The Labor Department just released figures showing initial jobless claims dropped to 198,000 this week, a decline of 9,000 from the prior week’s revised total of 207,000. This came in well below what economists anticipated, with forecasts around 215,000. The four-week moving average also fell to 205,000, the lowest since early 2024.
Such low claims stand out in historical terms. Since 1967, numbers this subdued have shown up in only about 2.5 percent of weeks. Claims have dipped below 200,000 just a handful of times in recent years, according to Bloomberg data. Continuing claims, which track those still receiving benefits, eased by 19,000 to 1.884 million for the week ending January 3.
Officials point to this as evidence of fewer layoffs, with companies holding onto staff even as hiring remains cautious. Productivity gains allow firms to squeeze more from existing teams, supporting expansion without bloating payrolls. “Jobless claims serve as a proxy for layoffs, and the low number suggests employers are retaining workers despite limited hiring,” notes the analysis from Breitbart.

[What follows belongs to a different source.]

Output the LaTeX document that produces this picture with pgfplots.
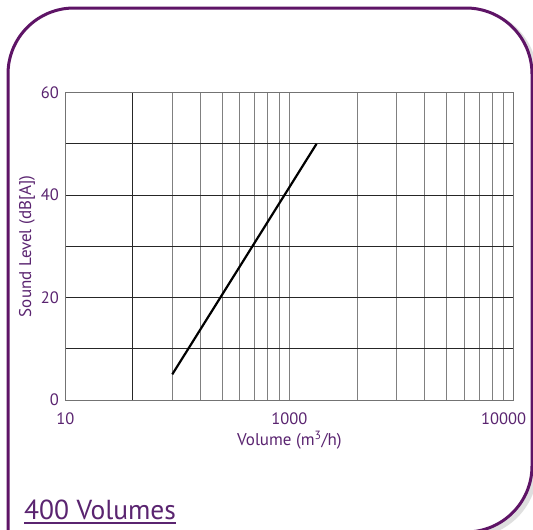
\documentclass[border=0pt]{standalone}
\usepackage{pgfplots}
\pgfplotsset{compat=1.18}
\usetikzlibrary{calc}
\usepackage{fontspec}
\setmainfont{PT Sans}
\definecolor{boxpurple}{HTML}{5E1466}
\definecolor{txtpurple}{HTML}{5A2470}
\begin{document}
\begin{tikzpicture}
\useasboundingbox (0pt,0pt) rectangle (533pt,-530pt);
\begin{scope}[x=1pt,y=1pt]
\clip (0,0) rectangle (533,-530);
\draw[black!25, line width=5pt, opacity=0.5, rounded corners=66pt] (11,-620) -- (11,-11) -- (535,-11) -- (535,-535) -- (300,-535);
\fill[white, rounded corners=66pt] (8,-620) -- (8,-8) -- (532,-8) -- (532,-532) -- (300,-532) -- (8,-532);
\draw[boxpurple, line width=3pt, rounded corners=66pt] (8,-620) -- (8,-8) -- (532,-8) -- (532,-532) -- (300,-532);
\end{scope}
\begin{axis}[
  at={(65.3pt,-400pt)}, anchor=south west,
  width=448.3pt, height=307.3pt, scale only axis,
  xmode=log, xmin=100, xmax=10000, ymin=0, ymax=60,
  /pgf/number format/assume math mode=true,
  xtick={100,1000,10000}, xticklabels={10,1000,10000\hspace*{20pt}},
  minor xtick={300,400,500,600,700,800,900,2000,3000,4000,5000,6000,7000,8000,9000},
  extra x ticks={200}, extra x tick labels={},
  extra x tick style={major x grid style={black!85, line width=0.9pt}},
  ytick={0,20,40,60}, yticklabels={0,20,40,60},
  minor ytick={10,30,50},
  grid=both,
  major x grid style={black!50, line width=0.7pt},
  minor x grid style={black!50, line width=0.7pt},
  major y grid style={black!85, line width=0.9pt},
  minor y grid style={black!85, line width=0.9pt},
  axis line style={black!55, line width=0.8pt},
  major tick length=0pt, minor tick length=0pt,
  tick label style={font=\fontsize{16.5}{18}\selectfont, text=txtpurple},
  yticklabel style={xshift=-3pt},
  xticklabel style={yshift=-9pt},
  xlabel={Volume (m\textsuperscript{3}/h)},
  ylabel={Sound Level (dB[A])},
  label style={font=\fontsize{17}{19}\selectfont, text=txtpurple},
  xlabel style={yshift=0pt},
  ylabel style={yshift=-1pt},
  clip=false,
]
\addplot[black, line width=2.2pt] coordinates {(300,5) (1320,50)};
\end{axis}
\node[anchor=base west, inner sep=0pt, text=txtpurple, font=\fontsize{27.5}{30}\selectfont] (t) at (24pt,-519.5pt) {400 Volumes};
\draw[txtpurple, line width=1.5pt] ($(t.base west)+(0pt,-3.5pt)$) -- ($(t.base east)+(0pt,-3.5pt)$);
\end{tikzpicture}
\end{document}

This pattern marks a departure from the previous administration’s tactics. Under Biden, job growth relied heavily on issuing work permits to millions of illegal immigrants, flooding the market with low-wage labor. “In contrast, President Trump’s restrictive immigration policies have slowed workforce growth, prompting businesses to focus on investment and innovation.”
Workers stand to gain from this setup. With tighter labor supply, wages keep outpacing inflation, boosting real purchasing power and easing the squeeze on household budgets. Yet questions linger about the data’s reliability. Multiple reports, including from Reuters, attribute the sharp drop partly to glitches in seasonal adjustments around the holidays and new year. These tweaks, handled by government statisticians, have long fueled suspicions of massaging numbers to paint a prettier picture—especially when past revisions under prior leadership often swung wildly.
Some anti-Trump economists whisper that these low figures might mask deeper issues. If people exhaust benefits or stop hunting for jobs altogether, they vanish from the counts, potentially understating true unemployment. The official rate dipped to 4.4 percent in December’s jobs report, per CNBC, but skeptics argue this ignores the shadow economy and discouraged workers sidelined by regulatory burdens or mismatched skills.
Looking ahead, this labor resilience could bolster efforts to tame federal spending and debt, which ballooned under unchecked immigration and stimulus floods. If businesses invest in tech and training rather than cheap imports of labor, it might spark genuine innovation—though watch for any Federal Reserve moves that could disrupt the balance. For now, the numbers suggest a market tilting toward quality over quantity, rewarding those who play by the rules.